Two can play this game—Chad Orzel, who sometimes likes to blame his insufficient popularity on his off-puttingly deep wisdom and excessive sense of moderation and fair play, notes approvingly that “All the world’s stupidest people are either zealots or atheists,” and that “certainty only comes from dogma,” both rather interesting statements coming from a scientist. My certainty that I shouldn’t step out of my second-story window, or that I shouldn’t eat a large cake of rat poison, don’t come from personal experience, but they aren’t dogmatic, either—although I’m awfully darn certain that warfarin and high velocity impacts with solid surfaces would probably be lethal. I can think of many examples and experiments that demonstrate these facts without actually having to experience mortality personally, or requiring blind adherence to unsupported dogma.

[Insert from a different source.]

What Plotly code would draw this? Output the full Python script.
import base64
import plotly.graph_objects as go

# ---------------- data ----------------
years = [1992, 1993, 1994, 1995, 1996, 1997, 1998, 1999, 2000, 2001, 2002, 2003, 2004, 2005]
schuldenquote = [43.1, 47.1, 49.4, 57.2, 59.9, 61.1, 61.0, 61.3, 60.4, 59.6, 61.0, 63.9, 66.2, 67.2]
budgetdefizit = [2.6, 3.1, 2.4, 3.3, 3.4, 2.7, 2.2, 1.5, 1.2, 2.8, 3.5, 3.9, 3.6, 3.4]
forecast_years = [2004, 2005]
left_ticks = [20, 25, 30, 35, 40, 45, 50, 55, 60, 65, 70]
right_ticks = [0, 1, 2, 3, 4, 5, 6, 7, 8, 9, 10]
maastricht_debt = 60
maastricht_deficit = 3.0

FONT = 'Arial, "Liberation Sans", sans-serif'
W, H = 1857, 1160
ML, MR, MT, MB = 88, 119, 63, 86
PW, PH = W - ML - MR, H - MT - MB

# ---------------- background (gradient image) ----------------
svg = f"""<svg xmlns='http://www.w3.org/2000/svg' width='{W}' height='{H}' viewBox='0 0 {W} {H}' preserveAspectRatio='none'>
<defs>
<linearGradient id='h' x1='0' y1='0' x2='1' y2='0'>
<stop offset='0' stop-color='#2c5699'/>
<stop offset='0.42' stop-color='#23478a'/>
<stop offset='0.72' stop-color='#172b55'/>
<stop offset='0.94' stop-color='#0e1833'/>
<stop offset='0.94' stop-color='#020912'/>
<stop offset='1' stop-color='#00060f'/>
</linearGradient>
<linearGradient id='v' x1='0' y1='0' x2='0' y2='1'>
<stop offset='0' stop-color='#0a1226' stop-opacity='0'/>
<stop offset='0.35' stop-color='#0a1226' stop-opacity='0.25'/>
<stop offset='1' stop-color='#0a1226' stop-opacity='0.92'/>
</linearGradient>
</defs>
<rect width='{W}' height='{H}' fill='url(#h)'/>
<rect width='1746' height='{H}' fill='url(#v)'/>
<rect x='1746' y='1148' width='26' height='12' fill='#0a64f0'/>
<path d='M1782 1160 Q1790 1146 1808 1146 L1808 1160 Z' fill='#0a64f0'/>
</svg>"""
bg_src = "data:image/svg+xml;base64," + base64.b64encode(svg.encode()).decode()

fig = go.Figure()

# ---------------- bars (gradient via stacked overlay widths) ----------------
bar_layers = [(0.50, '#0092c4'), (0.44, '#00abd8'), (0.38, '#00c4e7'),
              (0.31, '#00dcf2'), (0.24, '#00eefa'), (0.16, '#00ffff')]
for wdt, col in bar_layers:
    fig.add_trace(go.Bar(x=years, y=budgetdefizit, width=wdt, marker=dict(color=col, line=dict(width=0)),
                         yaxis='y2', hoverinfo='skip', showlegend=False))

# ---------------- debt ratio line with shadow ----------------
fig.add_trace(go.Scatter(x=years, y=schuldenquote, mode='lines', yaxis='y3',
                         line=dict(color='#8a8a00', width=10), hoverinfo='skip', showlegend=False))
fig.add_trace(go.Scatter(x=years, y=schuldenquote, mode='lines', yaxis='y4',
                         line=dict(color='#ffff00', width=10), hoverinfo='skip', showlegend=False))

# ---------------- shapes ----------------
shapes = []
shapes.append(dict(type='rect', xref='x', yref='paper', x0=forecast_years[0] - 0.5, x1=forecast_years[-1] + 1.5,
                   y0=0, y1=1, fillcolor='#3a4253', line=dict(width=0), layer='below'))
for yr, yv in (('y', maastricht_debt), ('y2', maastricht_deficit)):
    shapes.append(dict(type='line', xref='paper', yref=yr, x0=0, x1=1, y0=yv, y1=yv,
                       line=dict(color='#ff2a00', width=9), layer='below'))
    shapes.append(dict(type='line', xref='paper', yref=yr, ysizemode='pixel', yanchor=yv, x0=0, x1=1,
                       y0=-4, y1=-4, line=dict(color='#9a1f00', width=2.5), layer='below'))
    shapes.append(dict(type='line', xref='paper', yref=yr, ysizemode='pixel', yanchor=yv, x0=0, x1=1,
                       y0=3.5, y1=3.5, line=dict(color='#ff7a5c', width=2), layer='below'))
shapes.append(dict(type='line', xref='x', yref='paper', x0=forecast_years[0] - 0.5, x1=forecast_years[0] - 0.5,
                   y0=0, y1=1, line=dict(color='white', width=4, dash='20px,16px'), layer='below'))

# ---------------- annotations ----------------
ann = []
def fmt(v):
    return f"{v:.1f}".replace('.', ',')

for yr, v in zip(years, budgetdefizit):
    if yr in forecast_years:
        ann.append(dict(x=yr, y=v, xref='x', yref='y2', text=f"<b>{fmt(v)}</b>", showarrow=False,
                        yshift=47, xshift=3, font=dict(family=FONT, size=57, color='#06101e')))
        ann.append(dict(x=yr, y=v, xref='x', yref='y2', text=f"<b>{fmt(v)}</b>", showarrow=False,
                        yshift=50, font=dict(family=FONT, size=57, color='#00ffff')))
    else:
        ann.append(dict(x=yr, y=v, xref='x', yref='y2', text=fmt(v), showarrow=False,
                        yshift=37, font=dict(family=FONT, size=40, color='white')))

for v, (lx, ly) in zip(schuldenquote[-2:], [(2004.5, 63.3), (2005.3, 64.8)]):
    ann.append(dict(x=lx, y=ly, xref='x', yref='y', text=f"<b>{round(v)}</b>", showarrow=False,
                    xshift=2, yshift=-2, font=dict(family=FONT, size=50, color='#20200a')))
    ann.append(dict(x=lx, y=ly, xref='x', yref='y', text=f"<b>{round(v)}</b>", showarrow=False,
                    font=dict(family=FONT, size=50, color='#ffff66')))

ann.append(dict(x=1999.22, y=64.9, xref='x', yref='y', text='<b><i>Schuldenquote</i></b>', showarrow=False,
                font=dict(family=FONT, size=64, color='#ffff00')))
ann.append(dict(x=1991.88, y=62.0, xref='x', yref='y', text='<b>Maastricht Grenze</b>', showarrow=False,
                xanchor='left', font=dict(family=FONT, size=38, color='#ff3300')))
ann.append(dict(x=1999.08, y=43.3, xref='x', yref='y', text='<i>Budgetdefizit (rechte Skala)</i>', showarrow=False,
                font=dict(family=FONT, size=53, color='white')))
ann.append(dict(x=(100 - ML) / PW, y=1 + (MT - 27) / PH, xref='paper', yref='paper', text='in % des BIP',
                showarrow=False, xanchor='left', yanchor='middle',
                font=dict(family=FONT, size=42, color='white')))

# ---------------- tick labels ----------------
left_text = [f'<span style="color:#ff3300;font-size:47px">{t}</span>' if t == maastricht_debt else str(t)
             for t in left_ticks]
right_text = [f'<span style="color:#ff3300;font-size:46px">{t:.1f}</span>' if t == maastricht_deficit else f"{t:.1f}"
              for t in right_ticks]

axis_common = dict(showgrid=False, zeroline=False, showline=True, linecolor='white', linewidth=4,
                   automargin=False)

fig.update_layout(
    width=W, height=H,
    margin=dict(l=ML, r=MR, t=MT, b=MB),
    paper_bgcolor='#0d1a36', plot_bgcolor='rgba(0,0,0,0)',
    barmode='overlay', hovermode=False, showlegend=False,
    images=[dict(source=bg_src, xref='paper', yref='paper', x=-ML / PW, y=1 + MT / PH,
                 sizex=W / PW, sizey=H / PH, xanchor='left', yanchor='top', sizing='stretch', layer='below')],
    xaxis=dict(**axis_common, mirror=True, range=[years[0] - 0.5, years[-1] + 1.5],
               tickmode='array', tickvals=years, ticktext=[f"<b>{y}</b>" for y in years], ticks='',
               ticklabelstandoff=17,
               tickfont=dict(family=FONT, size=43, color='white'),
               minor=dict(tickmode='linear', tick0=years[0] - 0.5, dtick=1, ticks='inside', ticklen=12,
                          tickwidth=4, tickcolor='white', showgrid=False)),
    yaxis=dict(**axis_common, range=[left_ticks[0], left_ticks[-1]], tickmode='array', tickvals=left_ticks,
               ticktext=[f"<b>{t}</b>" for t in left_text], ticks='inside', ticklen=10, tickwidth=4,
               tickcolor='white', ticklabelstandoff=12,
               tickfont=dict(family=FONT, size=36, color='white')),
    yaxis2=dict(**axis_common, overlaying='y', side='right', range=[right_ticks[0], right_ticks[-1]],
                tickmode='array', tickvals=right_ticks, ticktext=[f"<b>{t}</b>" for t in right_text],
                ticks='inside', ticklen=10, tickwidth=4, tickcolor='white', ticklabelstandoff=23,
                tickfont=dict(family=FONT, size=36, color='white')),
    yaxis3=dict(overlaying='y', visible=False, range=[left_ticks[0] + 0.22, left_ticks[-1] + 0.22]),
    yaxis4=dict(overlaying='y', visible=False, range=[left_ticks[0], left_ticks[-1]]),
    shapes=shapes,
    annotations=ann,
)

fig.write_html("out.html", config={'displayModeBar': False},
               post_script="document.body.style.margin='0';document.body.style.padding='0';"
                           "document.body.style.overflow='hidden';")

Similarly, I am sensible enough to see that religion is an irrational course, without having to actually meet God face-to-face, and without having to comb through every particle of the universe looking for him. Waffling is not a virtue, nor is an absence of conviction a signifier of open-mindedness—not when the evidence all points one way.
Neither is traffic to a weblog a measure of its accuracy, whether inversely or otherwise, and heck, I don’t get fifty thousand visitors a day, either. I hope he’ll forgive me for adding to his damning tally of visitors with this link.